╭─ TASK INPUTS

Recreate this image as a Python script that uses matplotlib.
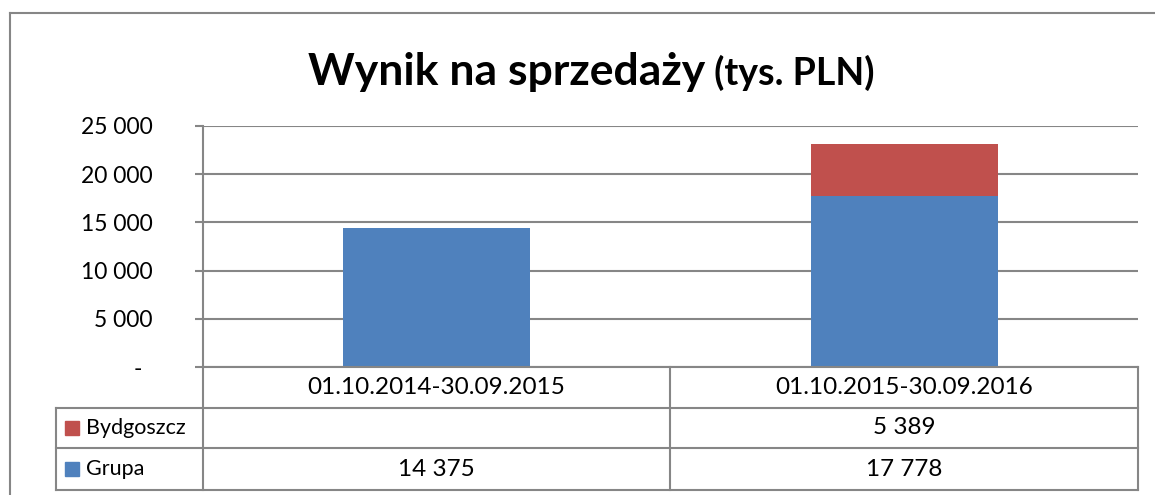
import matplotlib
matplotlib.use("Agg")
from matplotlib import pyplot as plt
from matplotlib.lines import Line2D
from matplotlib.patches import Rectangle

# data
periods = ["01.10.2014-30.09.2015", "01.10.2015-30.09.2016"]
grupa = [14375, 17778]
bydgoszcz = [0, 5389]
series_names = ["Bydgoszcz", "Grupa"]
yticks = [0, 5000, 10000, 15000, 20000, 25000]

BLUE = "#4F81BD"
RED = "#C0504D"
GRID = "#868686"
W, H = 1155, 495

plt.rcParams["font.family"] = ["Lato", "DejaVu Sans"]

fig = plt.figure(figsize=(W / 100, H / 100), dpi=100)


# pixel (from top-left) -> figure fraction
def fx(px):
    return px / W


def fy(py):
    return 1 - py / H


def fmt(v):
    return f"{v:,}".replace(",", " ")


# outer chart border
fig.add_artist(Line2D([fx(10), fx(10)], [fy(13), 0], color=GRID, lw=1.5))
fig.add_artist(Line2D([fx(10), 1], [fy(13), fy(13)], color=GRID, lw=1.5))

# plot area
left, right, top, bottom = 203, 1138, 126, 367
ax = fig.add_axes([fx(left), fy(bottom), fx(right) - fx(left), fy(top) - fy(bottom)])
x = range(len(periods))
ax.bar(x, grupa, width=0.4, color=BLUE, zorder=3)
ax.bar(x, bydgoszcz, width=0.4, bottom=grupa, color=RED, zorder=3)
ax.set_xlim(-0.5, len(periods) - 0.5)
ax.set_ylim(0, 25000)
ax.set_yticks(yticks)
ax.set_yticklabels(["-" if v == 0 else fmt(v) for v in yticks])
ax.set_xticks([])
ax.get_yticklabels()[0].set_x(-0.012)
ax.tick_params(axis="y", length=6, width=1.5, color=GRID, pad=30, labelsize=16.5)
ax.grid(axis="y", color=GRID, lw=1.5, zorder=0)
for s in ["top", "right", "bottom"]:
    ax.spines[s].set_visible(False)
ax.spines["left"].set_color(GRID)
ax.spines["left"].set_linewidth(1.5)
ax.set_facecolor("none")

# data table under the plot
rows = [367, 408, 448, 490]
cols = [left, 670, right]
legend_left = 56
lw = 1.5
for i, r in enumerate(rows):
    x0 = left if i == 0 else legend_left
    fig.add_artist(Line2D([fx(x0), fx(right)], [fy(r), fy(r)], color=GRID, lw=lw))
for c in cols:
    fig.add_artist(Line2D([fx(c), fx(c)], [fy(rows[0]), fy(rows[-1])], color=GRID, lw=lw))
fig.add_artist(Line2D([fx(legend_left), fx(legend_left)], [fy(rows[1]), fy(rows[-1])], color=GRID, lw=lw))

fs = 17.5
for j, p in enumerate(periods):
    cx = (cols[j] + cols[j + 1]) / 2
    fig.text(fx(cx), fy((rows[0] + rows[1]) / 2), p, ha="center", va="center", fontsize=fs)

table_vals = [bydgoszcz, grupa]
colors = [RED, BLUE]
for i, (name, vals, col) in enumerate(zip(series_names, table_vals, colors)):
    cy = (rows[i + 1] + rows[i + 2]) / 2
    fig.add_artist(Rectangle((fx(65), fy(cy + 7)), fx(14), fy(0) - fy(14), color=col,
                             transform=fig.transFigure))
    fig.text(fx(86), fy(cy), name, ha="left", va="center", fontsize=15.5)
    for j, v in enumerate(vals):
        if v:
            cx = (cols[j] + cols[j + 1]) / 2
            fig.text(fx(cx), fy(cy), fmt(v), ha="center", va="center", fontsize=fs)

# title in two sizes, centred together
t1 = fig.text(0, fy(85), "Wynik na sprzedaży", fontsize=32, fontweight="bold", va="baseline")
t2 = fig.text(0, fy(85), " (tys. PLN)", fontsize=27, fontweight="bold", va="baseline")
r = fig.canvas.get_renderer()
w1 = t1.get_window_extent(r).width
w2 = t2.get_window_extent(r).width
start = 591 - (w1 + w2) / 2
t1.set_x(fx(start))
t2.set_x(fx(start + w1))

fig.savefig("out.png", dpi=100)
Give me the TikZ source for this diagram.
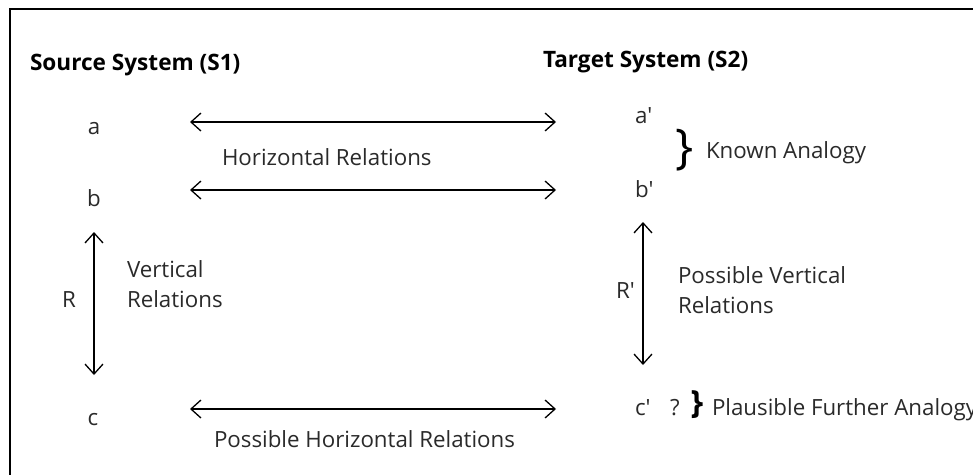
\documentclass[tikz,border=0pt]{standalone}
\usepackage{fontspec}
\setmainfont{Open Sans}
\usetikzlibrary{arrows.meta}
\definecolor{txt}{HTML}{2A2A2A}
\tikzset{
  lbl/.style={inner sep=0pt, outer sep=0pt, anchor=base west, text=txt, font=\fontsize{22.3}{28}\selectfont},
  ttl/.style={inner sep=0pt, outer sep=0pt, anchor=base west, text=black, font=\bfseries\fontsize{22.6}{28}\selectfont},
  rel/.style={line width=1.3pt, {Straight Barb[length=10pt,width=18pt]}-{Straight Barb[length=10pt,width=18pt]}},
  brc/.style={inner sep=0pt, outer sep=0pt, text=black}
}
\begin{document}
\begin{tikzpicture}[x=1pt,y=-1pt]
\useasboundingbox (0,0) rectangle (973,474);
\clip (0,0) rectangle (973,474);
\fill[white] (0,0) rectangle (973,474);
\draw[line width=2pt] (9.5,480) -- (9.5,8.5) -- (980,8.5);
% titles
\node[ttl] (s1) at (30,70) {Source System (S1)};
\node[ttl] (s2) at (543,67) {Target System (S2)};
% source items
\node[lbl, anchor=base] (a) at (94,134) {a};
\node[lbl, anchor=base] (b) at (94,206) {b};
\node[lbl, anchor=base] (c) at (93,425) {c};
% target items
\node[lbl] (a2) at (635,123) {a\textquotesingle};
\node[lbl] (b2) at (635,197) {b\textquotesingle};
\node[lbl] (c2) at (635,415) {c\textquotesingle};
\node[lbl] (q) at (670,415) {?};
% horizontal relations
\coordinate (ha1) at (190,122); \coordinate (ha2) at (556,122);
\coordinate (hb1) at (190,190); \coordinate (hb2) at (556,190);
\coordinate (hc1) at (190,409); \coordinate (hc2) at (556,409);
\draw[rel] (ha1) -- (ha2);
\draw[rel] (hb1) -- (hb2);
\draw[rel] (hc1) -- (hc2);
\node[lbl] (hr) at (222,165) {Horizontal Relations};
\node[lbl] (phr) at (214,447) {Possible Horizontal Relations};
% vertical relations
\coordinate (v1) at (94,232); \coordinate (v2) at (94,375);
\draw[rel] (v1) -- (v2);
\node[lbl] (R) at (62,307) {R};
\node[lbl] (vr1) at (127,277) {Vertical};
\node[lbl] (vr2) at (127,307) {Relations};
\coordinate (w1) at (643,222); \coordinate (w2) at (643,365);
\draw[rel] (w1) -- (w2);
\node[lbl] (R2) at (616,298) {R\textquotesingle};
\node[lbl] (pv1) at (678,283) {Possible Vertical};
\node[lbl] (pv2) at (678,313) {Relations};
% braces
\node[brc, font=\fontsize{48}{48}\selectfont] (br1) at (685,150) {\}};
\node[lbl] (ka) at (706,158) {Known Analogy};
\node[brc, font=\bfseries\fontsize{32}{32}\selectfont] (br2) at (697,405) {\}};
\node[lbl] (pfa) at (712,415) {Plausible Further Analogy};
\end{tikzpicture}
\end{document}
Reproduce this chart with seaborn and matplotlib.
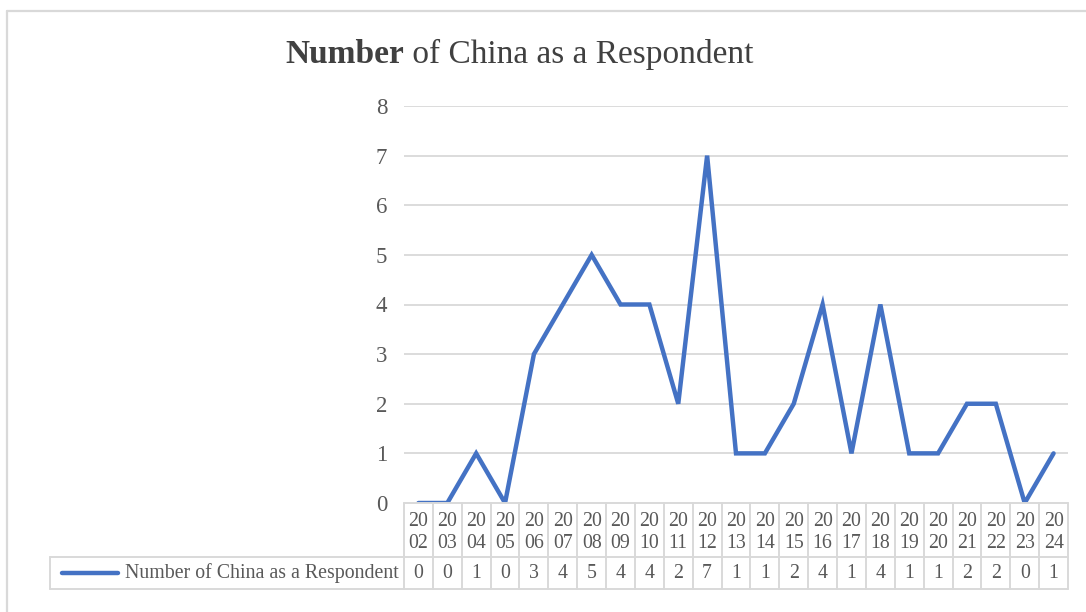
import numpy as np
import pandas as pd
import matplotlib.pyplot as plt
import seaborn as sns
from matplotlib.lines import Line2D

years = ["2002", "2003", "2004", "2005", "2006", "2007", "2008", "2009", "2010",
         "2011", "2012", "2013", "2014", "2015", "2016", "2017", "2018", "2019",
         "2020", "2021", "2022", "2023", "2024"]
counts = [0, 0, 1, 0, 3, 4, 5, 4, 4, 2, 7, 1, 1, 2, 4, 1, 4, 1, 1, 2, 2, 0, 1]
series_name = "Number of China as a Respondent"
y_ticks = [0, 1, 2, 3, 4, 5, 6, 7, 8]

df = pd.DataFrame({"pos": np.arange(len(years)), "year": years, "count": counts})

sns.set_style("white")
plt.rcParams['font.family'] = ['Liberation Serif', 'DejaVu Serif']

W, H = 1086, 612
blue = "#4472C4"
grid_c = "#D9D9D9"
txt_c = "#595959"

fig = plt.figure(figsize=(W / 100, H / 100), dpi=100)

def fx(px):
    return px / W

def fy(py):
    return 1 - py / H

# outer chart border (cropped on right and bottom)
fig.add_artist(Line2D([fx(7), fx(7)], [fy(11), 0], color=grid_c, lw=1.6,
                      transform=fig.transFigure))
fig.add_artist(Line2D([fx(7), 1], [fy(11), fy(11)], color=grid_c, lw=1.6,
                      transform=fig.transFigure))

# plot area
L, R, T, B = 404, 1068, 106, 503
ax = fig.add_axes([fx(L), fy(B), fx(R - L), (B - T) / H])
sns.lineplot(data=df, x="pos", y="count", ax=ax, color=blue, lw=3.2,
             solid_joinstyle="miter")
ax.set_xlim(-0.5, len(years) - 0.5)
ax.set_ylim(0, 8)
ax.set_yticks(y_ticks)
ax.set_yticklabels([str(t) for t in y_ticks], fontsize=16.5, color=txt_c)
ax.set_xticks([])
ax.set_xlabel("")
ax.set_ylabel("")
ax.tick_params(axis="y", length=0, pad=12)
for t in y_ticks[1:]:
    ax.axhline(t, color=grid_c, lw=1.3, zorder=0)
for s in ax.spines.values():
    s.set_visible(False)

# data table below the plot
TB = 589
tax = fig.add_axes([fx(L), fy(TB), fx(R - L), (TB - B) / H])
tax.set_xlim(-0.5, len(years) - 0.5)
tax.set_ylim(TB - B, 0)
tax.axis("off")
row_split = 557 - B
n = len(years)
unit = (R - L) / n
lw_t = 1.4
fs_t = 14.3
legend_left = (50 - L) / unit - 0.5
tax.plot([-0.5, n - 0.5], [0, 0], color=grid_c, lw=lw_t, clip_on=False)
tax.plot([legend_left, n - 0.5], [row_split, row_split], color=grid_c, lw=lw_t, clip_on=False)
tax.plot([legend_left, n - 0.5], [TB - B, TB - B], color=grid_c, lw=lw_t, clip_on=False)
tax.plot([legend_left, legend_left], [row_split, TB - B], color=grid_c, lw=lw_t, clip_on=False)
for i in range(n + 1):
    tax.plot([i - 0.5, i - 0.5], [0, TB - B], color=grid_c, lw=lw_t, clip_on=False)
for i, (yr, c) in enumerate(zip(years, counts)):
    tax.text(i, 19, yr[:2], ha="center", va="center", fontsize=fs_t, color=txt_c)
    tax.text(i, 40, yr[2:], ha="center", va="center", fontsize=fs_t, color=txt_c)
    tax.text(i, (row_split + TB - B) / 2, str(c), ha="center", va="center",
             fontsize=fs_t, color=txt_c)

# legend key inside the table
key_y = (row_split + TB - B) / 2
tax.plot([(62 - L) / unit - 0.5, (118 - L) / unit - 0.5], [key_y, key_y],
         color=blue, lw=3.2, clip_on=False, solid_capstyle="round")
tax.text((125 - L) / unit - 0.5, key_y, series_name, ha="left", va="center",
         fontsize=fs_t, color=txt_c, clip_on=False)

# title with bold first word
t1 = fig.text(fx(285), fy(70), "Number", fontsize=24, weight="bold",
              color="#404040", ha="left", va="bottom")
ax.annotate(" of China as a Respondent", xy=(1, 0), xycoords=t1,
            fontsize=24, color="#404040", ha="left", va="bottom",
            annotation_clip=False)

fig.savefig("out.png", dpi=100)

╰─

## PROMPT
Pull out every line of the entries that includes the word "with".

## ANSWER TO THE EXERCISE
Reproduce this chart with seaborn and matplotlib.
# title with bold first word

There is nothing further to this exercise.